= What you should do =
Do not include the pictures; repeat the rest of the data exactly.

= Recorded information =
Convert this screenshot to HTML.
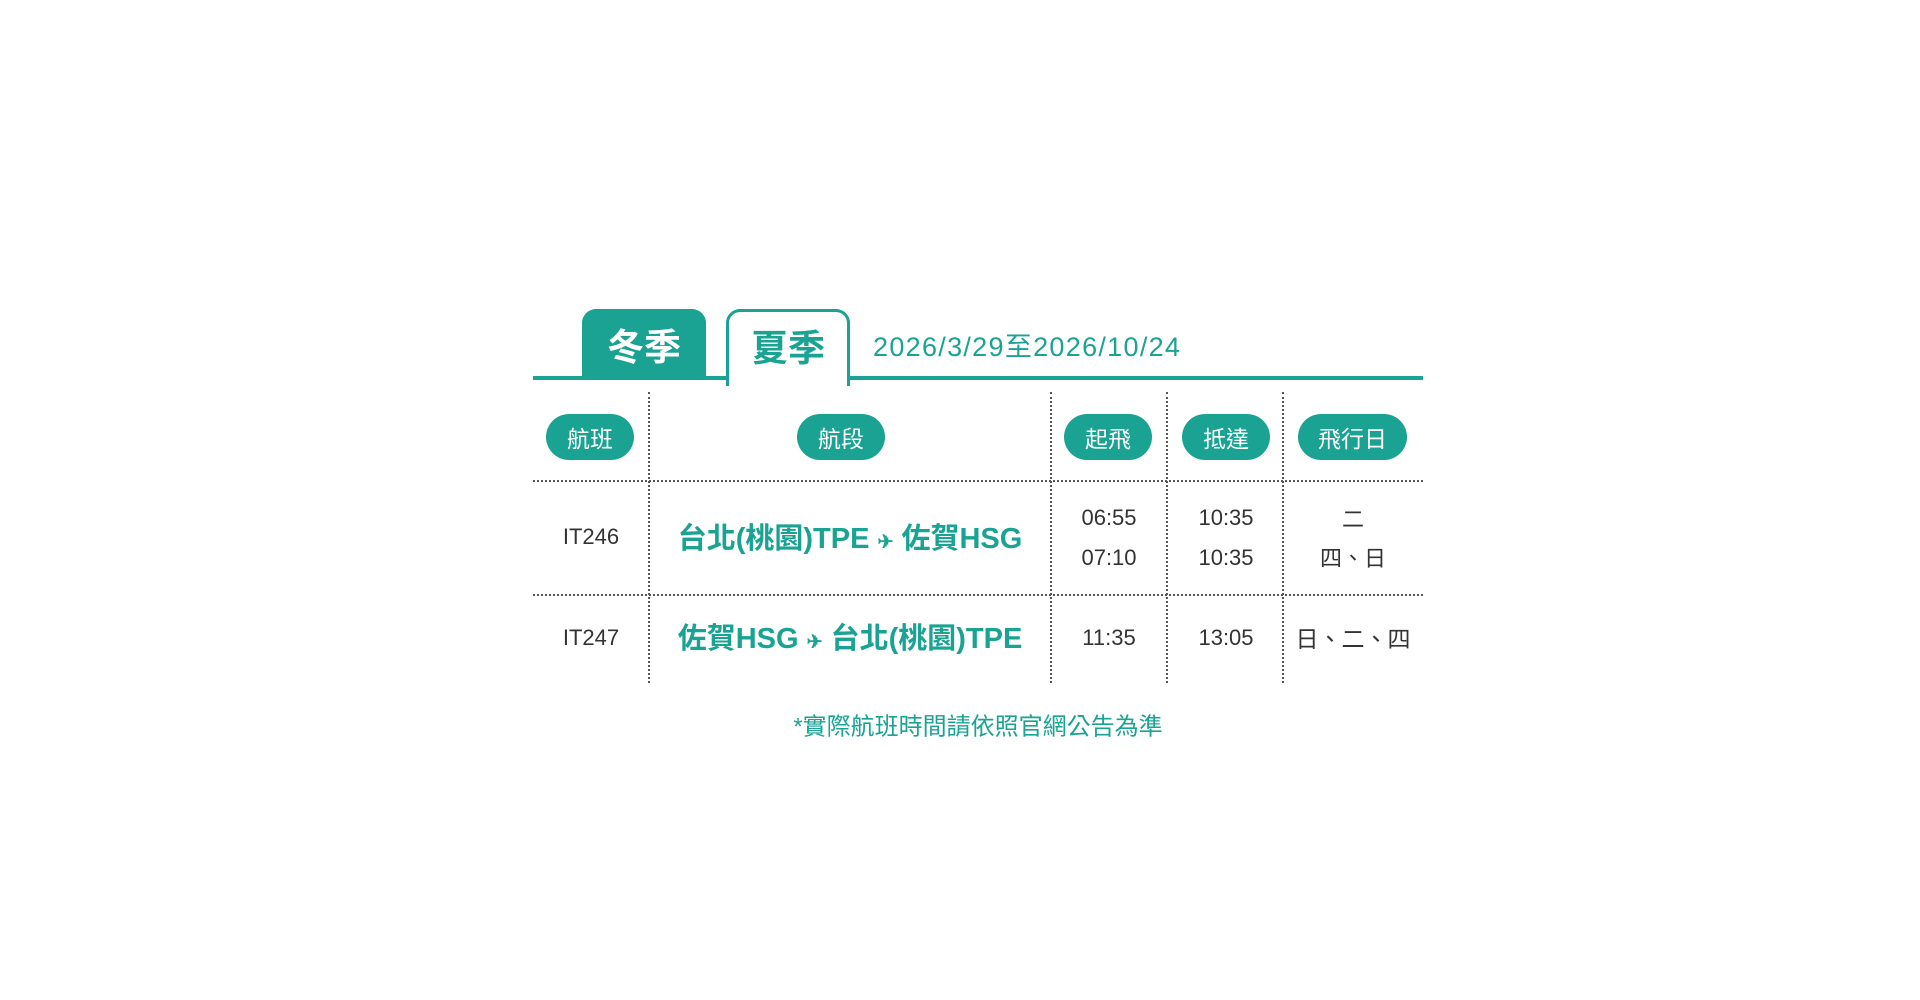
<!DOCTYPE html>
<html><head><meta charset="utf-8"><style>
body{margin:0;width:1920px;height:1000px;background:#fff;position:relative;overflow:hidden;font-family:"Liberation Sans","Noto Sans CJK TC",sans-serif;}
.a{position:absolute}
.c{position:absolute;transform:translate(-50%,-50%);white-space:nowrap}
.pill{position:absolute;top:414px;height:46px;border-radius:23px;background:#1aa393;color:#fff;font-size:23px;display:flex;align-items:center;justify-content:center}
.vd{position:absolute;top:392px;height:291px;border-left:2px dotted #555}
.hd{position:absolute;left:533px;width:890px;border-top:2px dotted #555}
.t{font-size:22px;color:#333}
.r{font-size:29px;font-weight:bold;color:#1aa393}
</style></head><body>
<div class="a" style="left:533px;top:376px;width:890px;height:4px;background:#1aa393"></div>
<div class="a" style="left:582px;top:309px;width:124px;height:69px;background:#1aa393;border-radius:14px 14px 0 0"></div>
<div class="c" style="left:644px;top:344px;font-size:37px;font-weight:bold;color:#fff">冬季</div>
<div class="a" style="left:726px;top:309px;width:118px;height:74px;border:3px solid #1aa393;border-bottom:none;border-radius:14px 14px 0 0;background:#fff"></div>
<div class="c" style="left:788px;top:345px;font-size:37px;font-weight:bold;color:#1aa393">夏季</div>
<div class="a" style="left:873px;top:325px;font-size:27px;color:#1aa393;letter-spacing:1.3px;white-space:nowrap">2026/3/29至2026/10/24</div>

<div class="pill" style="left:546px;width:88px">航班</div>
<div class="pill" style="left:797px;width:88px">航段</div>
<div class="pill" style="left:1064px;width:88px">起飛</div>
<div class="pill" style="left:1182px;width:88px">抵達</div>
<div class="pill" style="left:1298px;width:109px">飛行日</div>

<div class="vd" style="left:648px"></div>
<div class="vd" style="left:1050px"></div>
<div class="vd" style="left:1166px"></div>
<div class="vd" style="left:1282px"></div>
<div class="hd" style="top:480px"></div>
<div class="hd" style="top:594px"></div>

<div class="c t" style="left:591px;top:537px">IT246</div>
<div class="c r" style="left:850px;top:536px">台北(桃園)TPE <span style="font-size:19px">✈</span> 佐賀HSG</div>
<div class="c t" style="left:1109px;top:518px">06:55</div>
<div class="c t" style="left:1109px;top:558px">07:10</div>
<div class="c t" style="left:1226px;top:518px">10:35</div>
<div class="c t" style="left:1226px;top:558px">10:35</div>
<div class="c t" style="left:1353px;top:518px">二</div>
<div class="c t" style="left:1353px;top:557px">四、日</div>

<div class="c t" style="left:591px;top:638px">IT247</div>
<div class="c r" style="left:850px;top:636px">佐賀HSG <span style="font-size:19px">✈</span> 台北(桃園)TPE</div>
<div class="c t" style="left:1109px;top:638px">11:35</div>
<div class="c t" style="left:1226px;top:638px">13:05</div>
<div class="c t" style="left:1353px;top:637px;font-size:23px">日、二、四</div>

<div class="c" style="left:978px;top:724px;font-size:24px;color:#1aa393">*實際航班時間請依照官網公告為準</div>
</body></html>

= Output for this exercise =
Convert this screenshot to HTML.
<!DOCTYPE html>
<html><head><meta charset="utf-8"><style>
body{margin:0;width:1920px;height:1000px;background:#fff;position:relative;overflow:hidden;font-family:"Liberation Sans","Noto Sans CJK TC",sans-serif;}
.a{position:absolute}
.c{position:absolute;transform:translate(-50%,-50%);white-space:nowrap}
.pill{position:absolute;top:414px;height:46px;border-radius:23px;background:#1aa393;color:#fff;font-size:23px;display:flex;align-items:center;justify-content:center}
.vd{position:absolute;top:392px;height:291px;border-left:2px dotted #555}
.hd{position:absolute;left:533px;width:890px;border-top:2px dotted #555}
.t{font-size:22px;color:#333}
.r{font-size:29px;font-weight:bold;color:#1aa393}
</style></head><body>
<div class="a" style="left:533px;top:376px;width:890px;height:4px;background:#1aa393"></div>
<div class="a" style="left:582px;top:309px;width:124px;height:69px;background:#1aa393;border-radius:14px 14px 0 0"></div>
<div class="c" style="left:644px;top:344px;font-size:37px;font-weight:bold;color:#fff">冬季</div>
<div class="a" style="left:726px;top:309px;width:118px;height:74px;border:3px solid #1aa393;border-bottom:none;border-radius:14px 14px 0 0;background:#fff"></div>
<div class="c" style="left:788px;top:345px;font-size:37px;font-weight:bold;color:#1aa393">夏季</div>
<div class="a" style="left:873px;top:325px;font-size:27px;color:#1aa393;letter-spacing:1.3px;white-space:nowrap">2026/3/29至2026/10/24</div>

<div class="pill" style="left:546px;width:88px">航班</div>
<div class="pill" style="left:797px;width:88px">航段</div>
<div class="pill" style="left:1064px;width:88px">起飛</div>
<div class="pill" style="left:1182px;width:88px">抵達</div>
<div class="pill" style="left:1298px;width:109px">飛行日</div>

<div class="vd" style="left:648px"></div>
<div class="vd" style="left:1050px"></div>
<div class="vd" style="left:1166px"></div>
<div class="vd" style="left:1282px"></div>
<div class="hd" style="top:480px"></div>
<div class="hd" style="top:594px"></div>

<div class="c t" style="left:591px;top:537px">IT246</div>
<div class="c r" style="left:850px;top:536px">台北(桃園)TPE <span style="font-size:19px">✈</span> 佐賀HSG</div>
<div class="c t" style="left:1109px;top:518px">06:55</div>
<div class="c t" style="left:1109px;top:558px">07:10</div>
<div class="c t" style="left:1226px;top:518px">10:35</div>
<div class="c t" style="left:1226px;top:558px">10:35</div>
<div class="c t" style="left:1353px;top:518px">二</div>
<div class="c t" style="left:1353px;top:557px">四、日</div>

<div class="c t" style="left:591px;top:638px">IT247</div>
<div class="c r" style="left:850px;top:636px">佐賀HSG <span style="font-size:19px">✈</span> 台北(桃園)TPE</div>
<div class="c t" style="left:1109px;top:638px">11:35</div>
<div class="c t" style="left:1226px;top:638px">13:05</div>
<div class="c t" style="left:1353px;top:637px;font-size:23px">日、二、四</div>

<div class="c" style="left:978px;top:724px;font-size:24px;color:#1aa393">*實際航班時間請依照官網公告為準</div>
</body></html>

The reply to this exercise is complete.